Ignorance, she adds, "reinforces that myth of stranger danger. These laws are passed in response after abductions and murders. They're terrible; all those cases are really frightening and troubling to all of us. It really shakes our sense of safety and security. But sex offender registration is likely to do very little to prevent those kinds of things because most children are sexually abused by people they know."
With up to 95 percent of all sex crimes committed by a person known to the victim, what does a sex offender registry actually accomplish? Nobody knows. Singleton says the one thing it does for sure is make it harder for people to rejoin society.

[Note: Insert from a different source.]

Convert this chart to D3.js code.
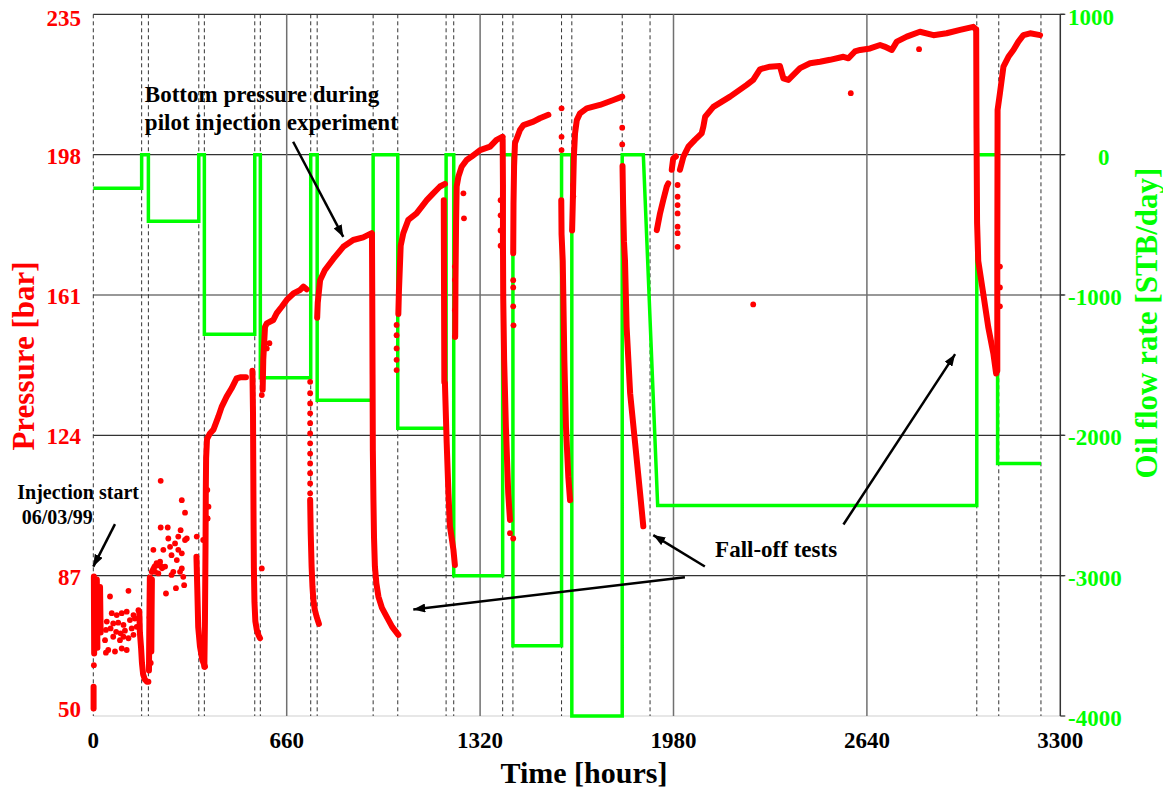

"It drives people underground and destabilizes them," he says. "It stands in the way of a lot of offenders who aren't dangerous ever returning to their lives and getting back on their feet and being productive in our community - which is what we should all want.
"This is bad policy, and this is unfair. It's counterproductive. No one wants to hear that in this community. They want to know that they're safe. This isn't going to make them safe. It can actually be counterproductive - it makes them more unsafe ... because it gives them a false sense of security."